The Premier of the Twilight Zone
Episode guide to "Where is Everybody?"
Thursday, October 1, 2015
-Here's a short article about the high quality short fiction anthologies from the pages and press of Playboy in the 1960s and 1970s. Many of The Twilight Zone show writers were featured as well as writers that influenced the look and fell of the show.
Beginning in 1966, with The Playboy Book of Science Fiction and Fantasy, Playboy Press, the magazine's book publishing arm, began publishing a series of paperback (and occasionally hardcover) anthologies that would mine the magazine's accumulated collection of short form horror, crime, and science fiction. The fiction editor at the time was Ray Russell, himself a notable fiction writer of modern Gothics (Sardonicus and Other Stories; The Case Against Satan), who had, since the beginning of the '60s, bought fiction from the finest genre (and non-genre) writers of the time.

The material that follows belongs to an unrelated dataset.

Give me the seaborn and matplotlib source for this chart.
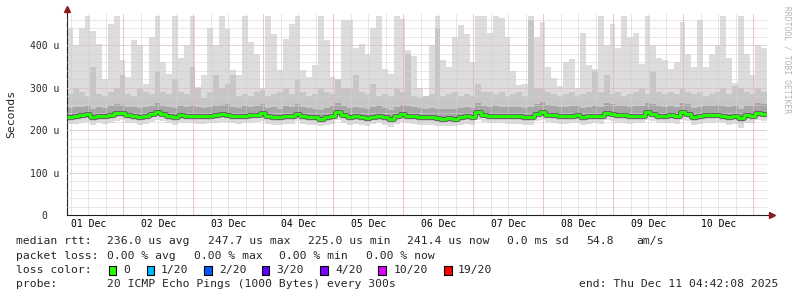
import numpy as np
import pandas as pd
import matplotlib
matplotlib.use("Agg")
import matplotlib.pyplot as plt
import matplotlib.dates as mdates
from matplotlib.patches import Rectangle
from matplotlib.ticker import MultipleLocator, FixedLocator
import seaborn as sns

# ---------------- data ----------------
start_time = "2025-12-01 04:42:08"
step = "2h"

# median rtt per 2-hour bin (microseconds)
median_rtt = [
    231, 233, 235, 238, 231, 234, 233, 236, 241, 241, 236, 234, 230, 233, 239, 242, 239, 234, 231, 236, 234, 234, 233, 233,
    234, 236, 238, 237, 234, 233, 234, 235, 237, 241, 233, 231, 230, 233, 233, 239, 233, 231, 230, 227, 231, 233, 242, 235,
    231, 233, 231, 228, 232, 234, 231, 226, 233, 238, 234, 233, 231, 230, 230, 228, 227, 228, 227, 230, 233, 231, 242, 237,
    234, 234, 234, 233, 233, 233, 230, 231, 239, 243, 237, 236, 233, 233, 234, 236, 231, 233, 234, 233, 241, 239, 236, 236,
    233, 234, 234, 242, 239, 234, 234, 236, 233, 242, 239, 231, 233, 236, 236, 237, 234, 231, 233, 228, 236, 234, 241, 239,
]
# slowest ping (top of the light smoke)
ping_max = [
    440, 400, 440, 470, 435, 404, 321, 451, 470, 365, 325, 412, 400, 310, 420, 470, 361, 333, 470, 370, 400, 470, 302, 330,
    440, 400, 470, 439, 341, 330, 470, 408, 380, 296, 470, 427, 341, 416, 451, 470, 341, 325, 353, 470, 412, 325, 314, 459,
    460, 395, 404, 380, 440, 470, 345, 333, 470, 463, 388, 376, 300, 280, 400, 470, 365, 350, 420, 447, 427, 360, 470, 470,
    430, 470, 465, 420, 340, 307, 310, 470, 420, 455, 350, 323, 305, 360, 369, 300, 430, 353, 345, 470, 400, 451, 395, 470,
    420, 430, 355, 470, 400, 370, 365, 345, 360, 455, 380, 350, 460, 350, 380, 400, 470, 370, 312, 470, 380, 330, 400, 395,
]
# upper edge of the medium smoke
ping_hi2 = [
    285, 300, 290, 280, 350, 285, 280, 290, 300, 330, 285, 280, 300, 290, 285, 340, 290, 285, 320, 290, 285, 350, 300, 275,
    290, 330, 300, 310, 330, 280, 285, 280, 290, 295, 280, 285, 290, 300, 285, 320, 290, 280, 285, 300, 290, 285, 320, 300,
    300, 330, 290, 285, 310, 280, 285, 280, 300, 290, 380, 280, 275, 280, 285, 440, 280, 285, 290, 280, 285, 280, 310, 290,
    290, 285, 290, 280, 285, 290, 280, 460, 300, 300, 290, 285, 280, 285, 290, 280, 285, 290, 340, 290, 330, 285, 290, 280,
    285, 290, 300, 285, 340, 290, 285, 290, 285, 300, 290, 285, 290, 280, 285, 290, 300, 285, 305, 300, 290, 285, 300, 290,
]
# upper edge of the dark smoke
ping_hi3 = [
    252, 255, 254, 258, 250, 255, 252, 256, 262, 260, 255, 254, 252, 255, 258, 263, 258, 254, 252, 256, 255, 256, 254, 252,
    255, 258, 260, 262, 255, 252, 256, 255, 258, 262, 252, 254, 250, 256, 255, 262, 254, 252, 250, 248, 252, 256, 265, 258,
    252, 255, 252, 250, 254, 256, 252, 248, 255, 260, 256, 254, 252, 250, 252, 250, 249, 250, 249, 252, 255, 252, 265, 258,
    255, 256, 255, 254, 255, 254, 252, 254, 262, 266, 260, 258, 255, 254, 256, 258, 252, 255, 258, 255, 263, 262, 258, 257,
    255, 256, 256, 264, 262, 256, 255, 258, 255, 265, 262, 252, 255, 258, 258, 260, 256, 254, 256, 250, 258, 256, 265, 262,
]
# lower edge of the dark smoke
ping_lo3 = [
    226, 228, 230, 233, 226, 229, 228, 231, 236, 236, 231, 229, 225, 228, 234, 237, 234, 229, 226, 231, 229, 229, 228, 228,
    229, 231, 233, 232, 229, 228, 229, 230, 232, 236, 228, 226, 225, 228, 228, 234, 228, 226, 225, 222, 226, 228, 237, 230,
    226, 228, 226, 223, 227, 229, 226, 221, 228, 233, 229, 228, 226, 225, 225, 223, 222, 223, 222, 225, 228, 226, 237, 232,
    229, 229, 229, 228, 228, 228, 225, 226, 234, 238, 232, 231, 228, 228, 229, 231, 226, 228, 229, 228, 236, 234, 231, 231,
    228, 229, 229, 237, 234, 229, 229, 231, 228, 237, 234, 226, 228, 231, 231, 232, 229, 226, 228, 221, 231, 229, 236, 234,
]
# lower edge of the medium smoke
ping_lo2 = [
    222, 224, 226, 229, 222, 225, 224, 227, 232, 232, 227, 225, 221, 224, 230, 233, 230, 225, 222, 227, 225, 225, 224, 224,
    225, 227, 229, 228, 225, 224, 225, 226, 228, 232, 224, 222, 221, 224, 224, 230, 224, 222, 221, 218, 222, 224, 233, 226,
    222, 224, 222, 219, 223, 225, 222, 217, 224, 229, 225, 224, 222, 221, 221, 219, 218, 219, 218, 221, 224, 222, 233, 228,
    225, 225, 225, 224, 224, 224, 221, 222, 230, 234, 228, 227, 224, 224, 225, 227, 222, 224, 225, 224, 232, 230, 227, 227,
    224, 225, 225, 233, 230, 225, 225, 227, 224, 233, 230, 222, 224, 227, 227, 228, 225, 222, 224, 217, 227, 225, 232, 230,
]
# fastest ping (bottom of the light smoke)
ping_min = [
    214, 215, 217, 220, 213, 216, 215, 218, 222, 223, 218, 216, 212, 215, 220, 224, 221, 216, 213, 218, 216, 216, 215, 215,
    216, 218, 220, 219, 216, 215, 216, 217, 219, 222, 215, 213, 212, 215, 215, 221, 215, 213, 212, 209, 213, 215, 223, 217,
    213, 215, 213, 210, 214, 216, 213, 208, 215, 220, 216, 215, 213, 212, 212, 210, 209, 210, 209, 212, 215, 213, 224, 219,
    216, 216, 216, 215, 215, 215, 212, 213, 221, 225, 219, 218, 215, 215, 216, 218, 213, 215, 216, 215, 223, 221, 218, 218,
    215, 216, 216, 224, 221, 216, 216, 218, 215, 224, 221, 213, 215, 218, 218, 219, 216, 213, 215, 206, 218, 216, 223, 221,
]

day_labels = ["01 Dec", "02 Dec", "03 Dec", "04 Dec", "05 Dec",
              "06 Dec", "07 Dec", "08 Dec", "09 Dec", "10 Dec"]
y_ticks = [0, 100, 200, 300, 400]
y_tick_labels = ["0  ", "100 u", "200 u", "300 u", "400 u"]

rtt_stats = ["median rtt:", "236.0 us avg", "247.7 us max", "225.0 us min",
             "241.4 us now", "0.0 ms sd", "54.8", "am/s"]
loss_stats = ["packet loss:", "0.00 % avg", "0.00 % max", "0.00 % min", "0.00 % now"]
loss_labels = ["0", "1/20", "2/20", "3/20", "4/20", "10/20", "19/20"]
loss_colors = ["#26ff00", "#00b8ff", "#0059ff", "#5e00ff", "#7e00ff", "#dd00ff", "#ff0000"]
probe_text = "20 ICMP Echo Pings (1000 Bytes) every 300s"
end_text = "end: Thu Dec 11 04:42:08 2025"

n = len(median_rtt)
for arr in (ping_max, ping_hi2, ping_hi3, ping_lo3, ping_lo2, ping_min):
    assert len(arr) == n

# ---------------- figure ----------------
sns.set_style("white")
MONO = ["DejaVu Sans Mono"]
plt.rcParams["font.family"] = MONO

W, H = 797, 297
fig = plt.figure(figsize=(W / 100, H / 100), dpi=100)
ax_l, ax_r, ax_t, ax_b = 67, 767, 14, 215
ax = fig.add_axes([ax_l / W, 1 - ax_b / H, (ax_r - ax_l) / W, (ax_b - ax_t) / H])

edges = pd.date_range(start_time, periods=n + 1, freq=step)

def ext(a):
    return np.append(np.asarray(a, float), a[-1])

ax.fill_between(edges, ext(ping_min), ext(ping_max), step="post", color="#dcdcdc", lw=0, zorder=1)
ax.fill_between(edges, ext(ping_lo2), ext(ping_hi2), step="post", color="#c6c6c6", lw=0, zorder=1.1)
ax.fill_between(edges, ext(ping_lo3), ext(ping_hi3), step="post", color="#a6a6a6", lw=0, zorder=1.2)

df = pd.DataFrame({"time": edges, "rtt": ext(median_rtt)})
sns.lineplot(data=df, x="time", y="rtt", ax=ax, estimator=None, drawstyle="steps-post",
             color="#5c5c5c", lw=3.4, zorder=3, solid_capstyle="butt")
sns.lineplot(data=df, x="time", y="rtt", ax=ax, estimator=None, drawstyle="steps-post",
             color="#22ff00", lw=2.1, zorder=3.1, solid_capstyle="butt")

ax.set_xlim(edges[0], edges[-1])
ax.set_ylim(0, 474)

# x axis: labels at noon, grid every 6h, red at midnight
noons = pd.date_range("2025-12-01 12:00", periods=len(day_labels), freq="D")
ax.set_xticks(noons)
ax.set_xticklabels(day_labels)
ax.xaxis.set_minor_locator(mdates.HourLocator(byhour=[0, 6, 12, 18]))
ax.xaxis.remove_overlapping_locs = False
ax.yaxis.set_major_locator(FixedLocator(y_ticks))
ax.set_yticklabels(y_tick_labels)
ax.yaxis.set_minor_locator(MultipleLocator(20))
ax.yaxis.remove_overlapping_locs = False

ax.set_axisbelow(False)
dot = (0, (1, 1))
ax.grid(False)
ax.grid(which="minor", axis="both", color="#d0d0d0", lw=0.72, ls=dot)
ax.grid(which="major", axis="y", color="#f0a8a8", lw=0.72, ls=dot)
midnights = pd.date_range("2025-12-02", "2025-12-11", freq="D")
for m in midnights:
    ax.axvline(m, color="#f0a8a8", lw=0.72, ls=dot, zorder=2.6)

ax.tick_params(axis="x", which="major", length=0, pad=3.2, labelsize=7, colors="black")
ax.tick_params(axis="x", which="minor", length=2, width=0.7, color="#b0b0b0", direction="out")
ax.tick_params(axis="y", which="major", length=0, pad=5.3, labelsize=7)
ax.tick_params(axis="y", which="minor", length=2, width=0.7, color="#b0b0b0", direction="out")
ax.set_xlabel("")
ax.set_ylabel("")

for s in ("top", "right"):
    ax.spines[s].set_visible(False)
for s in ("left", "bottom"):
    ax.spines[s].set_color("#202020")
    ax.spines[s].set_linewidth(0.8)

# axis arrows
pw, ph = ax_r - ax_l, ax_b - ax_t
ax.plot([0, 0], [1, 1 + 4 / ph], transform=ax.transAxes, color="#202020", lw=0.8, clip_on=False)
ax.plot([1, 1 + 4 / pw], [0, 0], transform=ax.transAxes, color="#202020", lw=0.8, clip_on=False)
ax.plot([0], [1 + 5 / ph], marker="^", ms=4.2, color="#8b1c1c", transform=ax.transAxes, clip_on=False, zorder=5)
ax.plot([1 + 5 / pw], [0], marker=">", ms=4.2, color="#8b1c1c", transform=ax.transAxes, clip_on=False, zorder=5)

# y label
fig.text(11 / W, 1 - 114 / H, "Seconds", rotation=90, ha="center", va="center", fontsize=8.2)

# watermark
fig.text(787 / W, 1 - 60 / H, "RRDTOOL / TOBI OETIKER", rotation=-90, ha="center", va="center",
         fontsize=5.8, color="#b4b4b4")

def ftext(x, y, s, **kw):
    fig.text(x / W, 1 - y / H, s, ha="left", va="center", fontsize=8.2, **kw)

rtt_x = [16, 107, 207.5, 307.5, 407, 507, 586, 636]
for x, s in zip(rtt_x, rtt_stats):
    ftext(x, 241, s)
loss_x = [16, 107, 193.5, 279, 365.5]
for x, s in zip(loss_x, loss_stats):
    ftext(x, 256, s)

ftext(16, 270, "loss color:")
box_x = [108.5, 146.5, 204, 261.5, 320, 378, 444]
lab_x = [123.5, 161, 219, 276.5, 335, 393.5, 458]
for bx, lx, c, s in zip(box_x, lab_x, loss_colors, loss_labels):
    fig.add_artist(Rectangle((bx / W, 1 - 274.5 / H), 7.5 / W, 9 / H, transform=fig.transFigure,
                             facecolor=c, edgecolor="black", lw=0.8))
    ftext(lx, 270, s)

ftext(16, 284, "probe:")
ftext(107, 284, probe_text)
ftext(579, 284, end_text)

fig.savefig("out.png", dpi=100)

The production of genre anthologies from Playboy Press began slowly. 1966 saw the release of The Playboy Book of Science Fiction and Fantasy and The Playboy Book of Crime and Suspense in hardcover. It was followed the next year with the hardcover The Playboy Book of Horror and the Supernatural. 1968 saw all three books reprinted in paperback editions. Playboy's Stories of the Sinister & Strange, a paperback, followed in 1969. These titles, especially The Playboy Book of Horror and the Supernatural, are still highly sought after items, noted among fans for the quality of the fiction. It became apparent that the anthologies were popular and also that the magazine held the publishing rights to a number of other extraordinary stories. They prepared to commit to book form nearly every science fiction, fantasy, horror, and crime story in the young magazine's considerable possession.
After a quiet 1970 in which Playboy Press published no genre anthologies, nine paperback anthologies appeared in 1971, most of them under the banner title Playboy Science Fiction, which also published science fiction novels and single author collections under the same banner. Most of the stories contained within the anthologies seamlessly blended variations of the established elements of science fiction and horror, a type of genre mash-up that was particularly popular at the time. Stories of psychological alienation and of man's diminishing importance in the face of an infinite universe proliferated. A self-conscious, modern form of the horror story matured in the pages of the magazine and were later reprinted in the anthologies. These horror stories were set in a recognizable middle class milieu, where monstrosity, murder, and mutation were as likely as after dinner cocktails. The single editorial demand imposed upon the writers was for high quality fiction.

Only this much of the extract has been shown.